L’empreinte matérielle
L’empreinte matérielle : L’étude porte principalement sur cette empreinte. Elle permet de « quantifier en tonnes la somme de matière impliquée dans la production et la consommation d’un bien ou d’un service » (Iris, 2023, p. 2). Cette empreinte inclut à la fois la matière consommée, mais également les matières inutilisées mais nécessaires à l’extraction (les remblais miniers), et également les rejets de matières (déchets industriels).
Par exemple, l’électrification des voitures réaliserait une diminution de l’empreinte carbone, mais au prix de l’augmentation de l’empreinte matérielle. En effet, les batteries des voitures électriques requièrent de nombreux métaux pour les composants, faisant augmenter les extractions minières, et donc l’empreinte matérielle. Une voiture électrique a une empreinte matérielle environ trois fois plus grande que celle d’une voiture à combustion interne (Iris, 2023, p. 2).
Pour que l’empreinte matérielle soit viable écologiquement, elle ne devrait pas dépasser 8 tonnes par habitant.e.
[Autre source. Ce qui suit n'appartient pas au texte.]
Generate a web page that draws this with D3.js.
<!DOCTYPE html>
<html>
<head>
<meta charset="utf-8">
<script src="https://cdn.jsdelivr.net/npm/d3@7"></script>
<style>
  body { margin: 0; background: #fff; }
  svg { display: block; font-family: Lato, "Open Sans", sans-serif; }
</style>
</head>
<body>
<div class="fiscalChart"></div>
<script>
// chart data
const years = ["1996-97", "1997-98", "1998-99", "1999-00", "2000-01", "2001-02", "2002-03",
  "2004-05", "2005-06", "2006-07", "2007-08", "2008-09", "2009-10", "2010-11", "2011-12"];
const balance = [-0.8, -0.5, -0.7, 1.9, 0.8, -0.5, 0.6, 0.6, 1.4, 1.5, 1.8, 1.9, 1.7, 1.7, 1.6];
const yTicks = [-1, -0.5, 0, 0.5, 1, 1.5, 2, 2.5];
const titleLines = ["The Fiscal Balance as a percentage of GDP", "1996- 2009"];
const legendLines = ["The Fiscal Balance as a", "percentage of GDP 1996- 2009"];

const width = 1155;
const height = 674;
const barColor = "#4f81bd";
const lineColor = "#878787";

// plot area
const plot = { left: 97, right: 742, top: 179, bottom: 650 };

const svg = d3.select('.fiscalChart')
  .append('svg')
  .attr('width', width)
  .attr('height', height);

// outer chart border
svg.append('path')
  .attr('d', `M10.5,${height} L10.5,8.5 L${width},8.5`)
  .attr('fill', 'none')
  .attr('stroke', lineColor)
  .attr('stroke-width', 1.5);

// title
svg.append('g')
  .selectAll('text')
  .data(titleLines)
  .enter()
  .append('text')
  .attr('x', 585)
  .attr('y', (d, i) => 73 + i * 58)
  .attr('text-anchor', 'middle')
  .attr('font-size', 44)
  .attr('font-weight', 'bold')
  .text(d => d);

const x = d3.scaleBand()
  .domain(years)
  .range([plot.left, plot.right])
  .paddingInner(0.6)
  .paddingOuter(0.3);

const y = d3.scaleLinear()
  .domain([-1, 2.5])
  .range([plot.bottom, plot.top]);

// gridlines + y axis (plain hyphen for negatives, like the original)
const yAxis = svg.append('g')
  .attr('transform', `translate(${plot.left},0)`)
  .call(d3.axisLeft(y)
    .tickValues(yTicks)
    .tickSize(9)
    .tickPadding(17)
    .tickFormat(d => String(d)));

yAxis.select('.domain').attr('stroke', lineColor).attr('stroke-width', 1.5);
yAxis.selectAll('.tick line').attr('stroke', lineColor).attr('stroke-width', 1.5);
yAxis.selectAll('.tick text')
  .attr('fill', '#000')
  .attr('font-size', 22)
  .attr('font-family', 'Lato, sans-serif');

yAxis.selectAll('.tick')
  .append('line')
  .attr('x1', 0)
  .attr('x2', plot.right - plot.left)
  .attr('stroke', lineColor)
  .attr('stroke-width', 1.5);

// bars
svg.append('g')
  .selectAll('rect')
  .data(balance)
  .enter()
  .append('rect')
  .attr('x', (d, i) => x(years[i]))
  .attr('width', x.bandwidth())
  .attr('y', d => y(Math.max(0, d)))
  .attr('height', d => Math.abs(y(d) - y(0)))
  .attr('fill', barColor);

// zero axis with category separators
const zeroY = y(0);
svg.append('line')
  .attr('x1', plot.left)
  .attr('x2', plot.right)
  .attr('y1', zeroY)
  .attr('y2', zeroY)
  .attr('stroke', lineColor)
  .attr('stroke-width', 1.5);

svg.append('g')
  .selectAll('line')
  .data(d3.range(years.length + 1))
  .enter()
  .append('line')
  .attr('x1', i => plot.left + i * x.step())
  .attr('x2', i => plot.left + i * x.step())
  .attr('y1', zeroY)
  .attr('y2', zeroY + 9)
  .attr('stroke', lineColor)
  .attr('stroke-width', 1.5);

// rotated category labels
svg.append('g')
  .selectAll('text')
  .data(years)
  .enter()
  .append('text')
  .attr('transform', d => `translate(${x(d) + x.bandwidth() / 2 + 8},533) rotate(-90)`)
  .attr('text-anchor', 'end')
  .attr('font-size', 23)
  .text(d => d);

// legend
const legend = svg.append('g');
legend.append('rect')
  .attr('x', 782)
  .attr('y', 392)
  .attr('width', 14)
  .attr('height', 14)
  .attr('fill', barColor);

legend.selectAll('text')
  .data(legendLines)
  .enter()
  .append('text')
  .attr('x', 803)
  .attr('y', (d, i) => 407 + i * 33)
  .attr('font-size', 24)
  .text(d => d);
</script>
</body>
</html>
Dans ces 8 tonnes, 2 réfèrent aux ressources biotiques (nourriture) et 6 tonnes pour les ressources abiotiques (fossile, minéral, etc.).
Alors que l’empreinte matérielle des Québécoises et Québécois est de 16 à 19 tonnes métriques par personne (Iris, 2023, p. 14).
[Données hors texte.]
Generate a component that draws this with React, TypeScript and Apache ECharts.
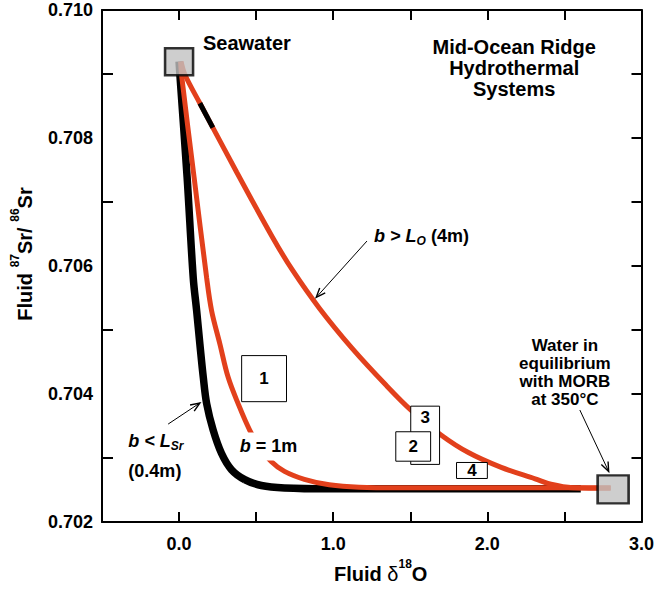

Conséquences économiques et démocratiques
L’étude en vient à la conclusion que la couverture minimale des besoins de base n’est pas durable sur le plan écologique au Québec.
Ce qui veut dire qu’une personne qui vit sous le seuil de pauvreté a une empreinte matérielle deux fois supérieure aux seuils maximaux de durabilité (Iris, 2023, p. 14).
Une réduction de la quantité de produits consommés n’est alors pas une solution qui peut se suffire en elle-même. La vraie solution est de changer en profondeur les logiques du système de production et de consommation (Iris, 2023, p. 11).
Actuellement, notre système de production et sa logique de production dominante s’opposent à une planification écologique et démocratique de l’économie.
« L’habillement, l’hégémonie de la voiture, l’alimentation, les articles ménagers divers, la quantité de matières résiduelles par habitant·e ou les enjeux d’écoconception dans le bâtiment » (Iris, 2023, p. 12) sont des secteurs empreints de la logique d’obsolescence, d’usage unique, de mode ou de productions de masses. Ce qui explique la raison de l’empreinte matérielle des activités de base et quotidiennes au Québec et au Canada, les rendant non viables écologiquement.
Changer de logique de système pour le rendre en adéquation avec les objectifs écologiques, c’est aussi prendre en compte la lutte contre la pauvreté et assurer un revenu viable.
Pour y parvenir, il devient essentiel de penser des politiques qui prennent des mesures pour limiter la consommation des ménages à plus haut revenu, dont leur empreinte matérielle surpasse de loin les seuils maximaux. « Les questions sociales de couverture des besoins de base et de réduction de la consommation superflue des plus riches doivent être envisagées à partir d’une approche écologique » (Iris, 2023, p. 14).